• Prompt: From the first line of the data below through the line bearing "const tP = table(xP, seriesP, [p03, p036, p036BL, p06, p10]);", reproduce each line exactly; do not include pictures.
-------------------------
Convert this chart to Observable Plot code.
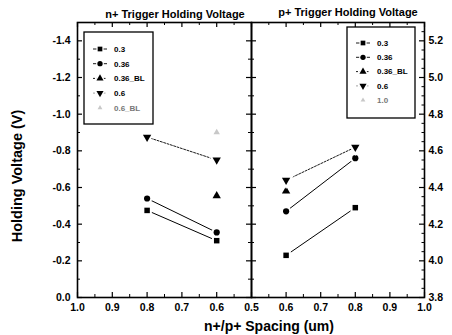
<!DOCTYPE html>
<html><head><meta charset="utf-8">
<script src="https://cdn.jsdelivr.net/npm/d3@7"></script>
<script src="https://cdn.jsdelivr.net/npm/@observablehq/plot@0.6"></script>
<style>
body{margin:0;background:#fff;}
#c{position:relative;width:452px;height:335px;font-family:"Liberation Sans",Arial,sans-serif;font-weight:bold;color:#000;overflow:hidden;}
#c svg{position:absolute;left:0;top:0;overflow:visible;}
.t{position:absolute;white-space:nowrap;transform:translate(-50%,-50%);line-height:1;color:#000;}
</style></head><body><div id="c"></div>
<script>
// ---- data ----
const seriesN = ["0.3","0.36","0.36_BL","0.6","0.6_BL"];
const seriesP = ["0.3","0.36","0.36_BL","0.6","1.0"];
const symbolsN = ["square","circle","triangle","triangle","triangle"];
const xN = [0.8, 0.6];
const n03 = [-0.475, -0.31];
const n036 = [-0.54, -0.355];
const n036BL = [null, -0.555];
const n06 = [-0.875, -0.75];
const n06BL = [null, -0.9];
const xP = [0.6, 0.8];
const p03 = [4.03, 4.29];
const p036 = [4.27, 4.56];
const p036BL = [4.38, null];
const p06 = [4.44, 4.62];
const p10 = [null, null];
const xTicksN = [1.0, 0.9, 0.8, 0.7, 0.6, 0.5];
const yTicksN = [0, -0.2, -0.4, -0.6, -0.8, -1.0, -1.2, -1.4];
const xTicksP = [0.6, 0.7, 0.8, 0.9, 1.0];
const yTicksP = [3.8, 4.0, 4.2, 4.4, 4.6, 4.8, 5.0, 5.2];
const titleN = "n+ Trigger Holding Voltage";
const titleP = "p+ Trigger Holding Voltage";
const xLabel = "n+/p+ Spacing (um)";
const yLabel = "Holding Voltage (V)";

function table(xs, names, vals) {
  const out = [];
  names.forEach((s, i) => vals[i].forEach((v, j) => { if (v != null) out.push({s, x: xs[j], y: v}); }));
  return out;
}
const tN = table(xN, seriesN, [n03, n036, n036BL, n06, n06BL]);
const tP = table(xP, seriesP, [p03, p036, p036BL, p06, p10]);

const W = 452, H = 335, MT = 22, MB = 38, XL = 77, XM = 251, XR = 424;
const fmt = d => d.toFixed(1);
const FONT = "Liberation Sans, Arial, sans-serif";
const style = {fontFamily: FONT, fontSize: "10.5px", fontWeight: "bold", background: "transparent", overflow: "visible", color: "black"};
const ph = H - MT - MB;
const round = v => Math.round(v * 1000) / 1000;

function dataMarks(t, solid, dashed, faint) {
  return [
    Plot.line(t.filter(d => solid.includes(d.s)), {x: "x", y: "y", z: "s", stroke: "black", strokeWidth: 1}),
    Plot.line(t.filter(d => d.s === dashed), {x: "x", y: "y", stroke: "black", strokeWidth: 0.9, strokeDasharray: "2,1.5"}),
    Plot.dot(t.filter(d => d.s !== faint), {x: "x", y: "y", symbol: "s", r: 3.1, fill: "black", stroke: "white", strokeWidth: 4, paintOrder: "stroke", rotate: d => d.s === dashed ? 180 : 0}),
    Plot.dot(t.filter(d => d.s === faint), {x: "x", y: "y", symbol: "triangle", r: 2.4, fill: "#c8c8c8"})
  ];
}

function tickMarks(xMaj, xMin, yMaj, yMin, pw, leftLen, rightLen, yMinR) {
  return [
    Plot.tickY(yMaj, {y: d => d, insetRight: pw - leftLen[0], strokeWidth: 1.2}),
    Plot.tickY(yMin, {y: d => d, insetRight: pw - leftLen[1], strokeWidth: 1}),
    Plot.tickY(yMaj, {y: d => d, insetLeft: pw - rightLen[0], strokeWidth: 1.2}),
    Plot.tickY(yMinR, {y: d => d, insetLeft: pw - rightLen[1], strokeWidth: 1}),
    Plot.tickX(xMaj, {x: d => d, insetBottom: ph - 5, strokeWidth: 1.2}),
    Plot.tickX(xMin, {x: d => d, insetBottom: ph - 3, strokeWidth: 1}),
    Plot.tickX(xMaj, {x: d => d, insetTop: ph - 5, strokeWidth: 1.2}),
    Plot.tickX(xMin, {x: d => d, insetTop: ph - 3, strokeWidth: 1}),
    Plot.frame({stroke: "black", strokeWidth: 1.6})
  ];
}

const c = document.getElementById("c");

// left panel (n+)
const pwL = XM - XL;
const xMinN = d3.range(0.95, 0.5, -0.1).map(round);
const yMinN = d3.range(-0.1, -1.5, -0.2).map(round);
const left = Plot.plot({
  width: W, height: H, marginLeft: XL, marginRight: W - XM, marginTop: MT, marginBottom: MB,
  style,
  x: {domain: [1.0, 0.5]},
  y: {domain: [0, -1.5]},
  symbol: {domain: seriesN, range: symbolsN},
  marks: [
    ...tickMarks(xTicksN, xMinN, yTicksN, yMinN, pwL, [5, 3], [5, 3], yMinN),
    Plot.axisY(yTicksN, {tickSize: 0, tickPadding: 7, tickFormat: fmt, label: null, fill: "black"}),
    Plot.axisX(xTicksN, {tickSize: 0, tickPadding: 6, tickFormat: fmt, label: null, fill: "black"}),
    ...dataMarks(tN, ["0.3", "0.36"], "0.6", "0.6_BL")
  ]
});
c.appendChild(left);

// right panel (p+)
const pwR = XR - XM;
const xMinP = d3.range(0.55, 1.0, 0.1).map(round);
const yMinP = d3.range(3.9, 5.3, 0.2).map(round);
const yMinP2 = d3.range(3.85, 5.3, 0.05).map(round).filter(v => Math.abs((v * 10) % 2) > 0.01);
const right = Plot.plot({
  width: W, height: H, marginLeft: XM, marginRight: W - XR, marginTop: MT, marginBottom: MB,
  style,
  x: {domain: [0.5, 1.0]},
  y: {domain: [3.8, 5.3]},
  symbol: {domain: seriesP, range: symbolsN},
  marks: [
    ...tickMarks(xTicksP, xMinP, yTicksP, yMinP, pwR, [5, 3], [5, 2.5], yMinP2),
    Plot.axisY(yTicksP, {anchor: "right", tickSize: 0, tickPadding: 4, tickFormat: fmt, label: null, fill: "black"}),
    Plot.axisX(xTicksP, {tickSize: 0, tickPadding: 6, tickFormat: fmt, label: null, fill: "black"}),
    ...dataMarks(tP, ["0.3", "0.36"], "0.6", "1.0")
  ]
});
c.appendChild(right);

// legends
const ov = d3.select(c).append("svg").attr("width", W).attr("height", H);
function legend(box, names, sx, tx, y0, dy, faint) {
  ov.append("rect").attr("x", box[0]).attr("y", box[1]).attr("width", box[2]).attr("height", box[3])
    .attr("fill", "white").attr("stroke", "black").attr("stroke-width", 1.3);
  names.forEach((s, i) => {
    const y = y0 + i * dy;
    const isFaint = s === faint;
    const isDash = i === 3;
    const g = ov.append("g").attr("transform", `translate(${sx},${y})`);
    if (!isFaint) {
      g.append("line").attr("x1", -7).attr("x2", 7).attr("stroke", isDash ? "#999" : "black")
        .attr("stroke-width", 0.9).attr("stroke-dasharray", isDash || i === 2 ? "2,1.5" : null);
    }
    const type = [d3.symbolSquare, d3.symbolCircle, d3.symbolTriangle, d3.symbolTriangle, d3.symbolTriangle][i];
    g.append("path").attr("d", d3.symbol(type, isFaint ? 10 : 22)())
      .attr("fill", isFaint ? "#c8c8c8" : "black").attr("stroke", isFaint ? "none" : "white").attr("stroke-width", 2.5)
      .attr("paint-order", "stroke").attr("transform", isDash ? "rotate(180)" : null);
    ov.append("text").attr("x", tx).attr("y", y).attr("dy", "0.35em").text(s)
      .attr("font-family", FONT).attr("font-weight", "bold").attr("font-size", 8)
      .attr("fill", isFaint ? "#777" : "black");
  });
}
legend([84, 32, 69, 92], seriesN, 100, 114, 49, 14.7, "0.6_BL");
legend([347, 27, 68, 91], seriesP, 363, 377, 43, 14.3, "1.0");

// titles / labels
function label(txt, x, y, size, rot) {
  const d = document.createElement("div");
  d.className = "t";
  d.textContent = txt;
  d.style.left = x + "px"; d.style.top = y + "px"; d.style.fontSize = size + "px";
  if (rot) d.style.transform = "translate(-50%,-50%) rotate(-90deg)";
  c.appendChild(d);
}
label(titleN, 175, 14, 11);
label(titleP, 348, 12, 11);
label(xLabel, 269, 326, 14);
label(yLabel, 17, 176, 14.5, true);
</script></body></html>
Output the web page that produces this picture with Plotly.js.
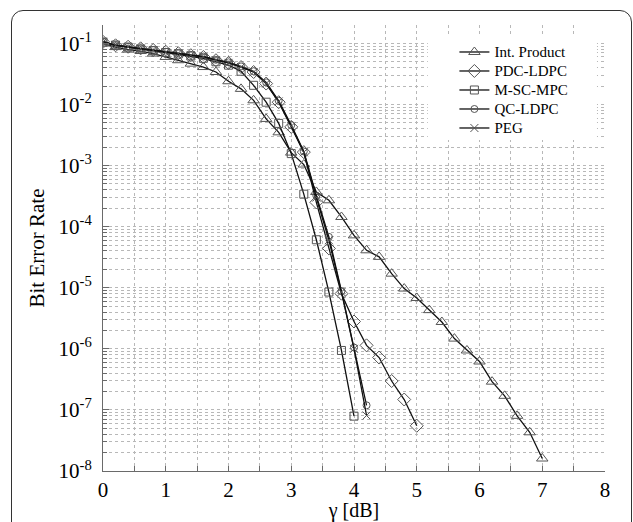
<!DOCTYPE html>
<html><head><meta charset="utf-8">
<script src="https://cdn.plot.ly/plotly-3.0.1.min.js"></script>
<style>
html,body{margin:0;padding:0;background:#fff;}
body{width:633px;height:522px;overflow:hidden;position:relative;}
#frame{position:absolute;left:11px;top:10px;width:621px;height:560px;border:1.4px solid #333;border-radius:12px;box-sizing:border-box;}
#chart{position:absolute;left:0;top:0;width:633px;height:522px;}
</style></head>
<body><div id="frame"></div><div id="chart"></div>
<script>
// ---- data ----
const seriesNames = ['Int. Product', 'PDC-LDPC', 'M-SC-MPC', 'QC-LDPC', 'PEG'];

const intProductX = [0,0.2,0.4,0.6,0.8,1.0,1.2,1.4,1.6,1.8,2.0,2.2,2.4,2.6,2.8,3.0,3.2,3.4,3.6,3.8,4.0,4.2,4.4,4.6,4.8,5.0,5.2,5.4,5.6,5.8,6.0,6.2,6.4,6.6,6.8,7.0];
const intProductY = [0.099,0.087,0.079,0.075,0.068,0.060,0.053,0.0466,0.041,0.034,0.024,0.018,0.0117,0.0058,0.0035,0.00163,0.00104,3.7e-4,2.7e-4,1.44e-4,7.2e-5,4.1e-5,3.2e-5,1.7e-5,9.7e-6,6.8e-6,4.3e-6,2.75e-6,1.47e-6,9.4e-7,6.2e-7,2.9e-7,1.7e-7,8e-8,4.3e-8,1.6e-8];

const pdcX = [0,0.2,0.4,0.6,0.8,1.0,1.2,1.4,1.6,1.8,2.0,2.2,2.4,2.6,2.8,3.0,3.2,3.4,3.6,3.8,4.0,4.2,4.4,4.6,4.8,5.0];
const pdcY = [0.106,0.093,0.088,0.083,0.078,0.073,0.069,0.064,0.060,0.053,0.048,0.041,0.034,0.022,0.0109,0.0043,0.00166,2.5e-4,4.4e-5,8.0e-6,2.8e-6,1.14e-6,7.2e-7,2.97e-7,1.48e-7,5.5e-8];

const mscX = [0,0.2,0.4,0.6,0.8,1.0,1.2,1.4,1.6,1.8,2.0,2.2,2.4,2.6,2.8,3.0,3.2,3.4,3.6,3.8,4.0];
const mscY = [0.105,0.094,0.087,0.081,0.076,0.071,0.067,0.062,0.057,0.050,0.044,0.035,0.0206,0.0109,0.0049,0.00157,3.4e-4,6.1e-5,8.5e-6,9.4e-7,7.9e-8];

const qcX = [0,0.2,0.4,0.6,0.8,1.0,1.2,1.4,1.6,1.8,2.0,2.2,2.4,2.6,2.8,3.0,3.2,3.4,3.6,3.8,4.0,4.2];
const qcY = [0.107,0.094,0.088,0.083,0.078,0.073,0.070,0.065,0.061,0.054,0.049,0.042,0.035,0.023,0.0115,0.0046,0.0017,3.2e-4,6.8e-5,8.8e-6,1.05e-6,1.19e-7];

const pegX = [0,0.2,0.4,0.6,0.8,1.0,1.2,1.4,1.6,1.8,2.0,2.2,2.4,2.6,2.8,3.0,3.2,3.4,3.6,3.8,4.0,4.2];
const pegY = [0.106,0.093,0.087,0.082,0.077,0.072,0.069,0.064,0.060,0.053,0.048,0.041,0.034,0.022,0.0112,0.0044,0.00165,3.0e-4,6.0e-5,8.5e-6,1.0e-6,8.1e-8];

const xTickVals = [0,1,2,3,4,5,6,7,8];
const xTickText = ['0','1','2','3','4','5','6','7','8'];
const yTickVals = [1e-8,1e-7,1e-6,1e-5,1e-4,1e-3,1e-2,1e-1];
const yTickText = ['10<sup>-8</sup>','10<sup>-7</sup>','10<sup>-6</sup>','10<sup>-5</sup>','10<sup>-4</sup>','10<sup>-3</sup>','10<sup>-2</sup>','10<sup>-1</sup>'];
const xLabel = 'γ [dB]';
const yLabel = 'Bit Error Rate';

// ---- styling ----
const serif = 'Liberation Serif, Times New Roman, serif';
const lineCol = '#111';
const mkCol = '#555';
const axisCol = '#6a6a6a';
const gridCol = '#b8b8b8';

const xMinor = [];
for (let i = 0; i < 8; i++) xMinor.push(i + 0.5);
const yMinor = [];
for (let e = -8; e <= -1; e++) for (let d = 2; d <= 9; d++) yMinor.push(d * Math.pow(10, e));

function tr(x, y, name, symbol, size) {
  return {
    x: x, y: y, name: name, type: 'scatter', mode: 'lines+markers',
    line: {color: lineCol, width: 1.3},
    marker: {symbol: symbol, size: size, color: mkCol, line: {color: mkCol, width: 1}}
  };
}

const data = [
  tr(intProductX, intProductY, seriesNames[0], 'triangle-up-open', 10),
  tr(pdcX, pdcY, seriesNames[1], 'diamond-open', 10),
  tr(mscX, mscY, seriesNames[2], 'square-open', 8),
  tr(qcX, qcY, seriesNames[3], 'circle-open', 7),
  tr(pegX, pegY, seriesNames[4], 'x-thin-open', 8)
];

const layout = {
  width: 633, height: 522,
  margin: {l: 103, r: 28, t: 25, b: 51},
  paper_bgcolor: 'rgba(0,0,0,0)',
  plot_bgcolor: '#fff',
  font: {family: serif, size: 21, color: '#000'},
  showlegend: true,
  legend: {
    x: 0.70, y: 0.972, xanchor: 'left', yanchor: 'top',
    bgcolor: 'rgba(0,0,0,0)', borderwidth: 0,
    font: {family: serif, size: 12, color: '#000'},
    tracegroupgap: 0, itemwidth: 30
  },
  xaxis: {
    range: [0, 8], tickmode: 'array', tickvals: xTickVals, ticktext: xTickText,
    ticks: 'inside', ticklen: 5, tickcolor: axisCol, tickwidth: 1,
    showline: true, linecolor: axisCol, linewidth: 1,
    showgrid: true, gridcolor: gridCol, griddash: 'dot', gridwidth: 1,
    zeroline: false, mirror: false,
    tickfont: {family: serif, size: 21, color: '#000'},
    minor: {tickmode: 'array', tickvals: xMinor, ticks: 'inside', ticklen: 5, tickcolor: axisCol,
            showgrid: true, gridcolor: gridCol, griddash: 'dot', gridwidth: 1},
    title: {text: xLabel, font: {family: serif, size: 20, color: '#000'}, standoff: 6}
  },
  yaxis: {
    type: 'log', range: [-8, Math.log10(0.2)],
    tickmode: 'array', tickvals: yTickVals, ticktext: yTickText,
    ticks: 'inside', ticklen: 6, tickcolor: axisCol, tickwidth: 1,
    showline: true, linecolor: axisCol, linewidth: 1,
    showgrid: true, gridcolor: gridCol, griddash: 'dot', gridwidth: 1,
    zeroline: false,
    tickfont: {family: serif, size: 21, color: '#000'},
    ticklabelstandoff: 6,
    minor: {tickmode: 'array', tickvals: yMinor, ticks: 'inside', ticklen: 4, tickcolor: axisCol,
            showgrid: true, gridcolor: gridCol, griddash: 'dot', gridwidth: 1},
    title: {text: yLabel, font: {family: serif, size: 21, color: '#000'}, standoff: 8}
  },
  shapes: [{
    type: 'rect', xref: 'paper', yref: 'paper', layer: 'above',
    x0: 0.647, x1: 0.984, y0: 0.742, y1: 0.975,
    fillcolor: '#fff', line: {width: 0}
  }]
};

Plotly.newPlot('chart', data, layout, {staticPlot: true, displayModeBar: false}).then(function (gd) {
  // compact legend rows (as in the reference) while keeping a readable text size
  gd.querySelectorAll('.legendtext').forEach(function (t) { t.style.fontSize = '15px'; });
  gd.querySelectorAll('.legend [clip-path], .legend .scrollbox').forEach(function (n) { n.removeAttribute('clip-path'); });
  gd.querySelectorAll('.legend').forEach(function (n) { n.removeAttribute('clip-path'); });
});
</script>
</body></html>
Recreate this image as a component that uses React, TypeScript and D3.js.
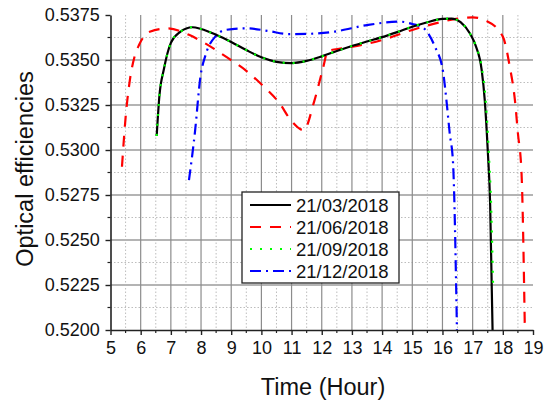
-------------------------
• Solution for this task:
Convert this chart to Observable Plot code.
<!DOCTYPE html>
<html><head><meta charset="utf-8">
<script src="https://cdn.jsdelivr.net/npm/d3@7"></script>
<script src="https://cdn.jsdelivr.net/npm/@observablehq/plot@0.6"></script>
<style>
body{margin:0;background:#fff;}
#c{position:relative;width:452px;height:335px;font-family:"Liberation Sans",Arial,sans-serif;font-weight:bold;color:#000;overflow:hidden;}
#c svg{position:absolute;left:0;top:0;overflow:visible;}
.t{position:absolute;white-space:nowrap;transform:translate(-50%,-50%);line-height:1;color:#000;}
</style></head><body><div id="c"></div>
<script>
// ---- data ----
const seriesN = ["0.3","0.36","0.36_BL","0.6","0.6_BL"];
const seriesP = ["0.3","0.36","0.36_BL","0.6","1.0"];
const symbolsN = ["square","circle","triangle","triangle","triangle"];
const xN = [0.8, 0.6];
const n03 = [-0.475, -0.31];
const n036 = [-0.54, -0.355];
const n036BL = [null, -0.555];
const n06 = [-0.875, -0.75];
const n06BL = [null, -0.9];
const xP = [0.6, 0.8];
const p03 = [4.03, 4.29];
const p036 = [4.27, 4.56];
const p036BL = [4.38, null];
const p06 = [4.44, 4.62];
const p10 = [null, null];
const xTicksN = [1.0, 0.9, 0.8, 0.7, 0.6, 0.5];
const yTicksN = [0, -0.2, -0.4, -0.6, -0.8, -1.0, -1.2, -1.4];
const xTicksP = [0.6, 0.7, 0.8, 0.9, 1.0];
const yTicksP = [3.8, 4.0, 4.2, 4.4, 4.6, 4.8, 5.0, 5.2];
const titleN = "n+ Trigger Holding Voltage";
const titleP = "p+ Trigger Holding Voltage";
const xLabel = "n+/p+ Spacing (um)";
const yLabel = "Holding Voltage (V)";

function table(xs, names, vals) {
  const out = [];
  names.forEach((s, i) => vals[i].forEach((v, j) => { if (v != null) out.push({s, x: xs[j], y: v}); }));
  return out;
}
const tN = table(xN, seriesN, [n03, n036, n036BL, n06, n06BL]);
const tP = table(xP, seriesP, [p03, p036, p036BL, p06, p10]);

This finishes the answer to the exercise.